§ Raw data
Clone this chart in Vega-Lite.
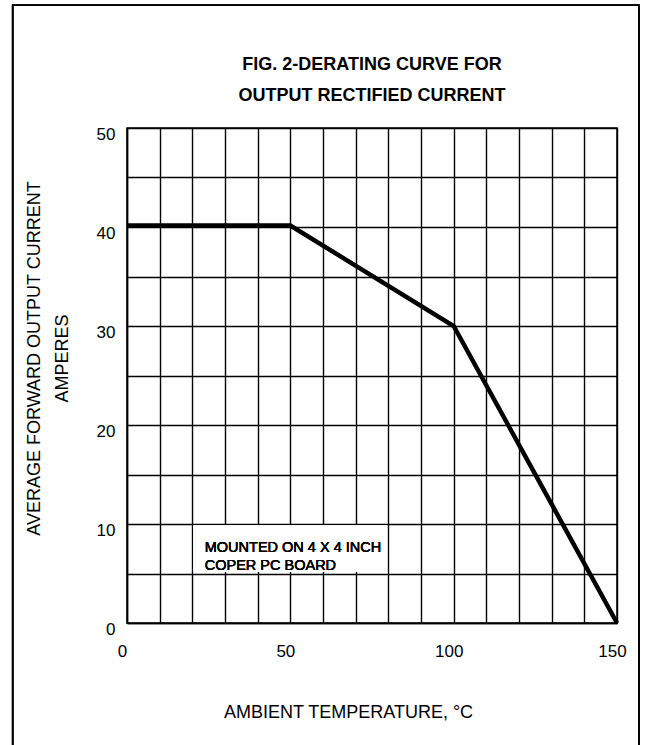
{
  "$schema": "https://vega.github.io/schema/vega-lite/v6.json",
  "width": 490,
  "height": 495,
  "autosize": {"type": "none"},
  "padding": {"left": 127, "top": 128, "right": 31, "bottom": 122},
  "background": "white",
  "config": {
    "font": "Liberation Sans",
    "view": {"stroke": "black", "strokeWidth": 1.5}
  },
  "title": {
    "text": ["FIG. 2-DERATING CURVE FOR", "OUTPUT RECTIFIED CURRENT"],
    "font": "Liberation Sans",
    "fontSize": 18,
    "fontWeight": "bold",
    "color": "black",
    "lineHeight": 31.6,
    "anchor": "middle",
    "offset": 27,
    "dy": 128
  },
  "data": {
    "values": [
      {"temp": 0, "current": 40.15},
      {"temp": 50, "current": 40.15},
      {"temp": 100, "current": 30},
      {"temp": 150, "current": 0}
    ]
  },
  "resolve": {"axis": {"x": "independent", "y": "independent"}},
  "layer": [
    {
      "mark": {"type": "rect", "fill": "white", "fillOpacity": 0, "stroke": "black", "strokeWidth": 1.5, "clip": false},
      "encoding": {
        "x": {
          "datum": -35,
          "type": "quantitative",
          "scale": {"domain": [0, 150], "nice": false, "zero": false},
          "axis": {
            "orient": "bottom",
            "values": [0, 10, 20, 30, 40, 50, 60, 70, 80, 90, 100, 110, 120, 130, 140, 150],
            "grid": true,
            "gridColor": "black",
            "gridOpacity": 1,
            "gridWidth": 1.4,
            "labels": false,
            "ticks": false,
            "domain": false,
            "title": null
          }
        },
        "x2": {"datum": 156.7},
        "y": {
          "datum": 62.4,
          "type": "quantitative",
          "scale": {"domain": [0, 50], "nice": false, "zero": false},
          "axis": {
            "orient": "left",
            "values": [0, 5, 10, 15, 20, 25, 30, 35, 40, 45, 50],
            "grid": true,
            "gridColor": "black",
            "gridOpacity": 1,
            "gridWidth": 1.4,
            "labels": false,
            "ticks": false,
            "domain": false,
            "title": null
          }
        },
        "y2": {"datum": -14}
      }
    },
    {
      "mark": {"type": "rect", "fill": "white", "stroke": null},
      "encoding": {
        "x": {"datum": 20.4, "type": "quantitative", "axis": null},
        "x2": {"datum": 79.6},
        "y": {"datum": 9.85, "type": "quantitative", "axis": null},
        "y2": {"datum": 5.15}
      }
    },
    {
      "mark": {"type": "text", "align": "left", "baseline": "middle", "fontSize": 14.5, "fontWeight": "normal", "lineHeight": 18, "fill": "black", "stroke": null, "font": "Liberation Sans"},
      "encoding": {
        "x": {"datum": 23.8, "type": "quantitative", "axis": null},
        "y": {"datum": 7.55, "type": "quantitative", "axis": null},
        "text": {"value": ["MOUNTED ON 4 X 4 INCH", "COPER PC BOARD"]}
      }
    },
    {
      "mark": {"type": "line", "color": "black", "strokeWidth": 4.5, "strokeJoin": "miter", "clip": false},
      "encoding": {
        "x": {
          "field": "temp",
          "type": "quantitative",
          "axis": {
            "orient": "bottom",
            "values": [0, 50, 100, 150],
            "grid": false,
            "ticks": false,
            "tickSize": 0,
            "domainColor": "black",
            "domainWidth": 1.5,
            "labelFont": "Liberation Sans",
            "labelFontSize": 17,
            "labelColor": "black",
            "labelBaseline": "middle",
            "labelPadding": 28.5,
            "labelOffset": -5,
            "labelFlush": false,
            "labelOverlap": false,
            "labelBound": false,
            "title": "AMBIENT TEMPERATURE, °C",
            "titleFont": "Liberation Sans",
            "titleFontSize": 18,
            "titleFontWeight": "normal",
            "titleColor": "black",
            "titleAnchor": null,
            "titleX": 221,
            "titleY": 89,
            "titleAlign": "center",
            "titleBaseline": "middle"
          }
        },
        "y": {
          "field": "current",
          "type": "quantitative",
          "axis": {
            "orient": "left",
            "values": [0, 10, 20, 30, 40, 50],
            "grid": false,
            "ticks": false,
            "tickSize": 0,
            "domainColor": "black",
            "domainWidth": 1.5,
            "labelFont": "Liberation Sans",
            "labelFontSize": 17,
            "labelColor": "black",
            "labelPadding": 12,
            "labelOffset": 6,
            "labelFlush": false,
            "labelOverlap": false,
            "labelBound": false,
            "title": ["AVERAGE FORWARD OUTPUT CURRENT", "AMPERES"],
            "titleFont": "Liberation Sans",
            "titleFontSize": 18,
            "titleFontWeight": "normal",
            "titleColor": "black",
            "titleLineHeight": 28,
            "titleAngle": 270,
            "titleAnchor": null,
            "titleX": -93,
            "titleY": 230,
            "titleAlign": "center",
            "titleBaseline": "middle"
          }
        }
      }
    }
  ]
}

§ Instructions to follow
Extract the full listing exactly, with the pictures left out.

§ Answer below
Clone this chart in Vega-Lite.
{
  "$schema": "https://vega.github.io/schema/vega-lite/v6.json",
  "width": 490,
  "height": 495,
  "autosize": {"type": "none"},
  "padding": {"left": 127, "top": 128, "right": 31, "bottom": 122},
  "background": "white",
  "config": {
    "font": "Liberation Sans",
    "view": {"stroke": "black", "strokeWidth": 1.5}
  },
  "title": {
    "text": ["FIG. 2-DERATING CURVE FOR", "OUTPUT RECTIFIED CURRENT"],
    "font": "Liberation Sans",
    "fontSize": 18,
    "fontWeight": "bold",
    "color": "black",
    "lineHeight": 31.6,
    "anchor": "middle",
    "offset": 27,
    "dy": 128
  },
  "data": {
    "values": [
      {"temp": 0, "current": 40.15},
      {"temp": 50, "current": 40.15},
      {"temp": 100, "current": 30},
      {"temp": 150, "current": 0}
    ]
  },
  "resolve": {"axis": {"x": "independent", "y": "independent"}},
  "layer": [
    {
      "mark": {"type": "rect", "fill": "white", "fillOpacity": 0, "stroke": "black", "strokeWidth": 1.5, "clip": false},
      "encoding": {
        "x": {
          "datum": -35,
          "type": "quantitative",
          "scale": {"domain": [0, 150], "nice": false, "zero": false},
          "axis": {
            "orient": "bottom",
            "values": [0, 10, 20, 30, 40, 50, 60, 70, 80, 90, 100, 110, 120, 130, 140, 150],
            "grid": true,
            "gridColor": "black",
            "gridOpacity": 1,
            "gridWidth": 1.4,
            "labels": false,
            "ticks": false,
            "domain": false,
            "title": null
          }
        },
        "x2": {"datum": 156.7},
        "y": {
          "datum": 62.4,
          "type": "quantitative",
          "scale": {"domain": [0, 50], "nice": false, "zero": false},
          "axis": {
            "orient": "left",
            "values": [0, 5, 10, 15, 20, 25, 30, 35, 40, 45, 50],
            "grid": true,
            "gridColor": "black",
            "gridOpacity": 1,
            "gridWidth": 1.4,
            "labels": false,
            "ticks": false,
            "domain": false,
            "title": null
          }
        },
        "y2": {"datum": -14}
      }
    },
    {
      "mark": {"type": "rect", "fill": "white", "stroke": null},
      "encoding": {
        "x": {"datum": 20.4, "type": "quantitative", "axis": null},
        "x2": {"datum": 79.6},
        "y": {"datum": 9.85, "type": "quantitative", "axis": null},
        "y2": {"datum": 5.15}
      }
    },
    {
      "mark": {"type": "text", "align": "left", "baseline": "middle", "fontSize": 14.5, "fontWeight": "normal", "lineHeight": 18, "fill": "black", "stroke": null, "font": "Liberation Sans"},
      "encoding": {
        "x": {"datum": 23.8, "type": "quantitative", "axis": null},
        "y": {"datum": 7.55, "type": "quantitative", "axis": null},
        "text": {"value": ["MOUNTED ON 4 X 4 INCH", "COPER PC BOARD"]}
      }
    },
    {
      "mark": {"type": "line", "color": "black", "strokeWidth": 4.5, "strokeJoin": "miter", "clip": false},
      "encoding": {
        "x": {
          "field": "temp",
          "type": "quantitative",
          "axis": {
            "orient": "bottom",
            "values": [0, 50, 100, 150],
            "grid": false,
            "ticks": false,
            "tickSize": 0,
            "domainColor": "black",
            "domainWidth": 1.5,
            "labelFont": "Liberation Sans",
            "labelFontSize": 17,
            "labelColor": "black",
            "labelBaseline": "middle",
            "labelPadding": 28.5,
            "labelOffset": -5,
            "labelFlush": false,
            "labelOverlap": false,
            "labelBound": false,
            "title": "AMBIENT TEMPERATURE, °C",
            "titleFont": "Liberation Sans",
            "titleFontSize": 18,
            "titleFontWeight": "normal",
            "titleColor": "black",
            "titleAnchor": null,
            "titleX": 221,
            "titleY": 89,
            "titleAlign": "center",
            "titleBaseline": "middle"
          }
        },
        "y": {
          "field": "current",
          "type": "quantitative",
          "axis": {
            "orient": "left",
            "values": [0, 10, 20, 30, 40, 50],
            "grid": false,
            "ticks": false,
            "tickSize": 0,
            "domainColor": "black",
            "domainWidth": 1.5,
            "labelFont": "Liberation Sans",
            "labelFontSize": 17,
            "labelColor": "black",
            "labelPadding": 12,
            "labelOffset": 6,
            "labelFlush": false,
            "labelOverlap": false,
            "labelBound": false,
            "title": ["AVERAGE FORWARD OUTPUT CURRENT", "AMPERES"],
            "titleFont": "Liberation Sans",
            "titleFontSize": 18,
            "titleFontWeight": "normal",
            "titleColor": "black",
            "titleLineHeight": 28,
            "titleAngle": 270,
            "titleAnchor": null,
            "titleX": -93,
            "titleY": 230,
            "titleAlign": "center",
            "titleBaseline": "middle"
          }
        }
      }
    }
  ]
}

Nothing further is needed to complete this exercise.